Measure request turnaround time, repeat request volume, approval consistency, and the number of exceptions still handled outside the workflow. If automation is working, these signals should show less rework and fewer ad hoc escalations. If they do not, the policy design underneath the workflow is probably still unstable.
Why This Matters for Security Teams
Automating access requests is not just a workflow improvement. It changes how identity teams prove that access decisions are consistent, timely, and actually enforce the policy that was approved. If the workflow is fast but the underlying rules are vague, teams simply move exceptions into a new system. That is why measures such as turnaround time, repeat requests, approval variance, and out-of-band handling matter together. The risk pattern is familiar in NHI programmes too, where Ultimate Guide to NHIs shows that 97% of NHIs carry excessive privileges, and the same governance weakness often appears when access is granted through manual side channels instead of the workflow.
Security teams should also track whether automation reduces policy ambiguity or merely hides it. The OWASP Non-Human Identity Top 10 reinforces that poor lifecycle control and over-privilege create persistent exposure, which is exactly what request automation can amplify if it approves too broadly or too often. In practice, many security teams discover inconsistent approvals only after access drift has already spread across teams and systems.
How It Works in Practice
Effective measurement starts by separating workflow efficiency from governance quality. Turnaround time tells you whether automation is removing delay, but it does not prove the policy is sound. Repeat request volume shows whether users keep asking for the same access because entitlements are too short, too narrow, or poorly matched to job functions. Approval consistency reveals whether similar requests receive similar outcomes across approvers, teams, and time periods. Exception volume shows how much risk still bypasses the workflow entirely.
For operational depth, identity teams usually add a few secondary signals:
- Percentage of requests approved without manual intervention
- Rate of policy-based denials versus ad hoc denials
- Average number of exceptions per application or role
- Time from approval to actual access provisioning
- Access removal lag after role change or expiry
These signals become more useful when tied to policy review. If repeat requests remain high, the access model may be too rigid. If approval consistency is low, the approver guidance is probably not specific enough. If exceptions stay high, the workflow is not the control plane, it is just a logging layer. For that reason, teams should pair automation metrics with governance evidence from the Top 10 NHI Issues and align review criteria with the OWASP Non-Human Identity Top 10 where privileged workflow design affects secrets, service accounts, and machine access.
These controls tend to break down in highly fragmented environments with shared approvers, custom applications, and multiple ticketing systems because the same request is evaluated through different rulesets and exception paths.
Common Variations and Edge Cases
Tighter automation often reduces queue time but increases the cost of policy design, requiring organisations to balance speed against control quality. That tradeoff becomes more visible when access is temporary, risk-based, or tied to non-standard roles.
There is no universal standard for how many repeat requests is “too many,” but current guidance suggests treating rising repeats as a signal that the entitlement catalog is not aligned to real work.

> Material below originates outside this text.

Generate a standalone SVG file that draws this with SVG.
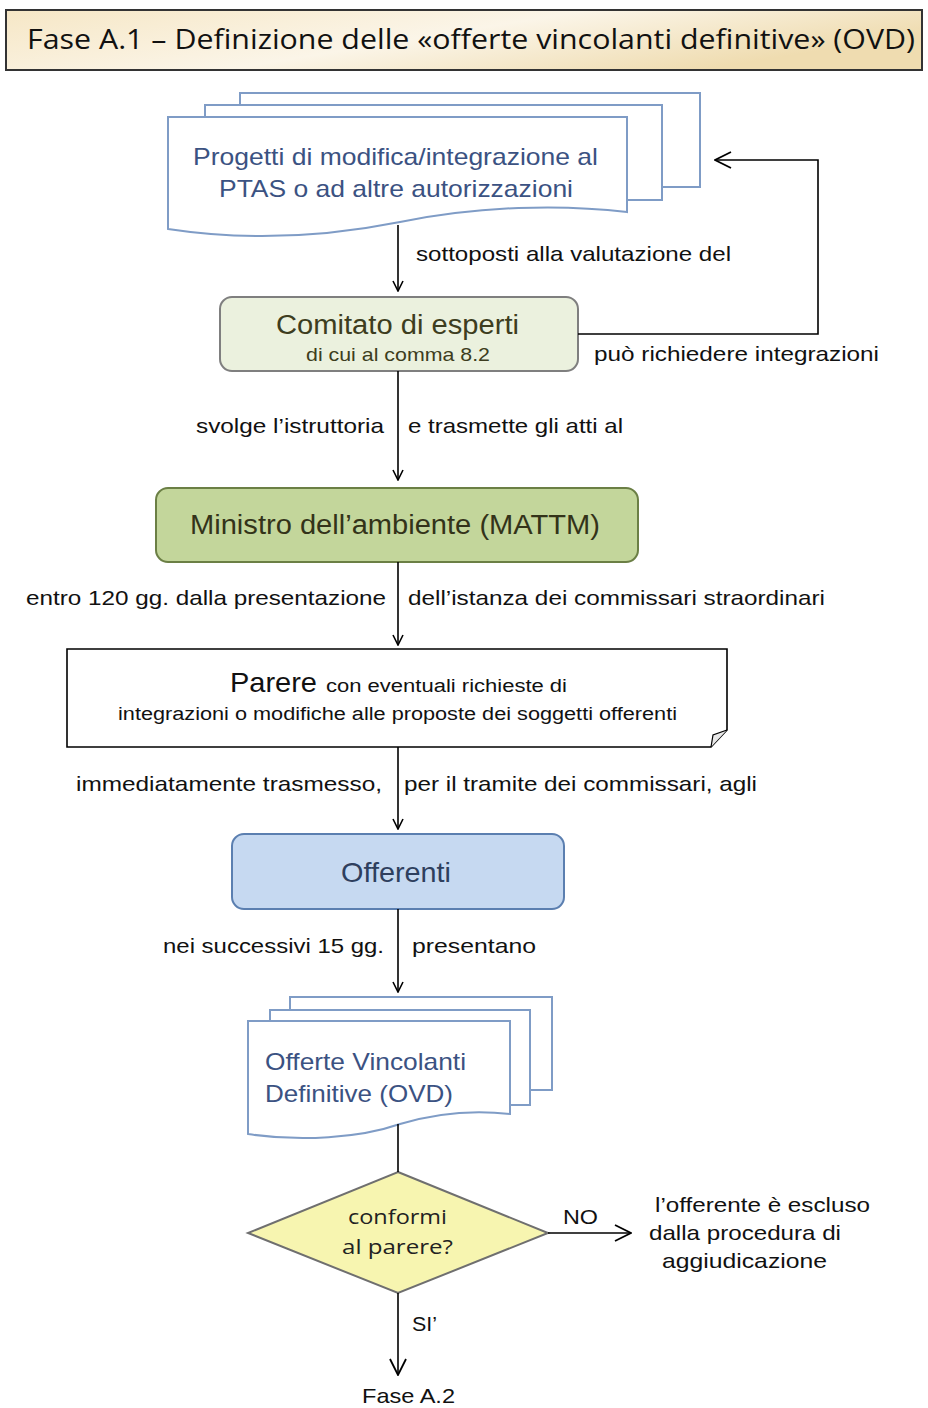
<svg xmlns="http://www.w3.org/2000/svg" width="928" height="1408" viewBox="0 0 928 1408">
<defs>
<linearGradient id="tg" x1="0" y1="0" x2="1" y2="0.4">
<stop offset="0" stop-color="#f6e7c6"/>
<stop offset="0.55" stop-color="#fbf5e8"/>
<stop offset="1" stop-color="#efdcb0"/>
</linearGradient>
<marker id="arr" viewBox="0 0 12 12" refX="11" refY="6" markerWidth="12" markerHeight="12" markerUnits="userSpaceOnUse" orient="auto">
<path d="M1,1 L11,6 L1,11" fill="none" stroke="#000" stroke-width="1.6"/>
</marker>
<marker id="arrL" viewBox="0 0 18 18" refX="17" refY="9" markerWidth="18" markerHeight="18" markerUnits="userSpaceOnUse" orient="auto">
<path d="M1,1 L17,9 L1,17" fill="none" stroke="#000" stroke-width="1.8"/>
</marker>
</defs>
<style>
.lbl{font-family:"Liberation Sans",Arial,sans-serif;font-size:21px;fill:#111}
.doc{fill:#fff;stroke:#7f9cc6;stroke-width:2}
.doct{font-family:"Liberation Sans",Arial,sans-serif;font-size:24px;fill:#3b5282}
.con{fill:none;stroke:#000;stroke-width:1.6}
.nt{font-family:"Liberation Sans",Arial,sans-serif}
</style>
<rect width="928" height="1408" fill="#fff"/>

<g id="title">
<rect x="6" y="10" width="916" height="60" fill="url(#tg)" stroke="#333" stroke-width="2"/>
<text x="27" y="49" font-family="Open Sans,Liberation Sans,sans-serif" font-size="27" fill="#111" textLength="888" lengthAdjust="spacingAndGlyphs">Fase A.1 – Definizione  delle «offerte vincolanti definitive» (OVD)</text>
</g>

<g id="progetti">
<rect class="doc" x="240" y="93" width="460" height="94"/>
<rect class="doc" x="205" y="105" width="457" height="95"/>
<path class="doc" d="M168,117 H627 V212 C560,204 480,206 400,222 C320,238 240,240 168,229 Z"/>
<text class="doct" x="193" y="165" textLength="405" lengthAdjust="spacingAndGlyphs">Progetti di modifica/integrazione  al</text>
<text class="doct" x="219" y="197" textLength="354" lengthAdjust="spacingAndGlyphs">PTAS o ad altre autorizzazioni</text>
</g>

<g id="comitato">
<rect x="220" y="297" width="358" height="74" rx="12" fill="#ebf1de" stroke="#7f7f7f" stroke-width="2"/>
<text class="nt" x="276" y="334" font-size="27" fill="#3d3d20" textLength="243" lengthAdjust="spacingAndGlyphs">Comitato di esperti</text>
<text class="nt" x="306" y="361" font-size="19" fill="#3d3d20" textLength="184" lengthAdjust="spacingAndGlyphs">di cui al comma 8.2</text>
</g>

<g id="ministro">
<rect x="156" y="488" width="482" height="74" rx="12" fill="#c3d69b" stroke="#6b7f45" stroke-width="2"/>
<text class="nt" x="190" y="534" font-size="27" fill="#333319" textLength="410" lengthAdjust="spacingAndGlyphs">Ministro dell’ambiente (MATTM)</text>
</g>

<g id="parere">
<path d="M67,649 H727 V730 L711,747 H67 Z" fill="#fff" stroke="#000" stroke-width="1.6"/>
<path d="M727,730 L713,735 L711,747" fill="#e8e8e8" stroke="#000" stroke-width="1.2"/>
<text class="nt" x="230" y="692" font-size="28" fill="#111" textLength="87" lengthAdjust="spacingAndGlyphs">Parere</text>
<text class="nt" x="326" y="692" font-size="18" fill="#111" textLength="241" lengthAdjust="spacingAndGlyphs">con  eventuali richieste di</text>
<text class="nt" x="118" y="720" font-size="18" fill="#111" textLength="559" lengthAdjust="spacingAndGlyphs">integrazioni o modifiche alle proposte dei soggetti offerenti</text>
</g>

<g id="offerenti">
<rect x="232" y="834" width="332" height="75" rx="12" fill="#c6d9f1" stroke="#5b7fb0" stroke-width="2"/>
<text class="nt" x="341" y="882" font-size="28" fill="#2e3f5e" textLength="110" lengthAdjust="spacingAndGlyphs">Offerenti</text>
</g>

<g id="ovd">
<rect class="doc" x="290" y="997" width="262" height="93"/>
<rect class="doc" x="270" y="1010" width="260" height="95"/>
<path class="doc" d="M248,1021 H510 V1114 C475,1110 440,1112 400,1124 C360,1138 300,1142 248,1134 Z"/>
<text class="doct" x="265" y="1070" textLength="201" lengthAdjust="spacingAndGlyphs">Offerte  Vincolanti</text>
<text class="doct" x="265" y="1102" textLength="188" lengthAdjust="spacingAndGlyphs">Definitive  (OVD)</text>
</g>

<g id="decisione">
<polygon points="398,1172 548,1233 398,1293 248,1233" fill="#f7f5b0" stroke="#6f6f6f" stroke-width="2"/>
<text x="348" y="1224" font-family="Open Sans,Liberation Sans,sans-serif" font-size="20" fill="#222" textLength="99" lengthAdjust="spacingAndGlyphs">conformi</text>
<text x="342" y="1254" font-family="Open Sans,Liberation Sans,sans-serif" font-size="20" fill="#222" textLength="111" lengthAdjust="spacingAndGlyphs">al parere?</text>
</g>

<g id="escluso">
<text class="lbl" x="655" y="1212" font-size="22" textLength="215" lengthAdjust="spacingAndGlyphs">l’offerente è escluso</text>
<text class="lbl" x="649" y="1240" font-size="22" textLength="192" lengthAdjust="spacingAndGlyphs">dalla procedura di</text>
<text class="lbl" x="662" y="1268" font-size="22" textLength="165" lengthAdjust="spacingAndGlyphs">aggiudicazione</text>
</g>

<g id="fasea2">
<text class="lbl" x="362" y="1403" font-size="22" textLength="93" lengthAdjust="spacingAndGlyphs">Fase A.2</text>
</g>

<g id="connectors">
<line class="con" x1="398" y1="225" x2="398" y2="291" marker-end="url(#arr)"/>
<polyline class="con" points="578,334 818,334 818,160 715,160" marker-end="url(#arrL)"/>
<line class="con" x1="398" y1="371" x2="398" y2="480" marker-end="url(#arr)"/>
<line class="con" x1="398" y1="562" x2="398" y2="645" marker-end="url(#arr)"/>
<line class="con" x1="398" y1="747" x2="398" y2="829" marker-end="url(#arr)"/>
<line class="con" x1="398" y1="909" x2="398" y2="992" marker-end="url(#arr)"/>
<line class="con" x1="398" y1="1124" x2="398" y2="1172"/>
<line class="con" x1="548" y1="1233" x2="631" y2="1233" marker-end="url(#arrL)"/>
<line class="con" x1="398" y1="1293" x2="398" y2="1375" marker-end="url(#arrL)"/>
<text class="lbl" x="416" y="261" textLength="315" lengthAdjust="spacingAndGlyphs">sottoposti alla valutazione del</text>
<text class="lbl" x="594" y="361" textLength="285" lengthAdjust="spacingAndGlyphs">può richiedere integrazioni</text>
<text class="lbl" x="384" y="433" text-anchor="end" textLength="188" lengthAdjust="spacingAndGlyphs">svolge l’istruttoria</text>
<text class="lbl" x="408" y="433" textLength="215" lengthAdjust="spacingAndGlyphs">e trasmette gli atti al</text>
<text class="lbl" x="386" y="605" text-anchor="end" textLength="360" lengthAdjust="spacingAndGlyphs">entro 120 gg. dalla presentazione</text>
<text class="lbl" x="408" y="605" textLength="417" lengthAdjust="spacingAndGlyphs">dell’istanza dei commissari straordinari</text>
<text class="lbl" x="382" y="791" text-anchor="end" textLength="306" lengthAdjust="spacingAndGlyphs">immediatamente trasmesso,</text>
<text class="lbl" x="404" y="791" textLength="353" lengthAdjust="spacingAndGlyphs">per il tramite dei commissari, agli</text>
<text class="lbl" x="384" y="953" text-anchor="end" textLength="221" lengthAdjust="spacingAndGlyphs">nei successivi 15 gg.</text>
<text class="lbl" x="412" y="953" textLength="124" lengthAdjust="spacingAndGlyphs">presentano</text>
<text class="lbl" x="563" y="1224" textLength="35" lengthAdjust="spacingAndGlyphs">NO</text>
<text class="lbl" x="412" y="1331" textLength="25" lengthAdjust="spacingAndGlyphs">SI’</text>
</g>
</svg>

The same applies to exceptions: a small number may be acceptable during rollout, but persistent manual approvals usually indicate that the workflow has not absorbed the actual decision logic. This is especially important for NHI-adjacent access, where credential access, rotation, and revocation failures can remain hidden in the background. The Ultimate Guide to NHIs notes that only 20% of organisations have formal offboarding and revocation processes, which is why exception tracking should include any access granted outside the normal lifecycle.
For identity teams using the 52 NHI Breaches Analysis, the lesson is that bad metrics usually show up as slow decay, not one dramatic failure. Automated access requests work best when approval criteria, entitlement design, and exception handling are reviewed together rather than as separate projects.
Standards & Framework Alignment
This section maps relevant standards and security frameworks to the operational risks and controls described in this guidance.
OWASP Non-Human Identity Top 10 address the attack and risk surface, while NIST CSF 2.0 and NIST AI RMF set the governance and control requirements practitioners need to meet.
| Framework | Control / Reference | Relevance |
|---|---|---|
| OWASP Non-Human Identity Top 10 | NHI-03 | Access automation must still enforce rotation and lifecycle discipline for machine-linked entitlements. |
| NIST CSF 2.0 | PR.AC-4 | Automated approvals should reflect least-privilege access decisions and reduce inconsistent granting. |
| NIST AI RMF | AI RMF supports governance metrics that test whether automated decisions remain accountable and explainable. |
Review request metrics for signals that long-lived access is being approved instead of time-bound entitlements.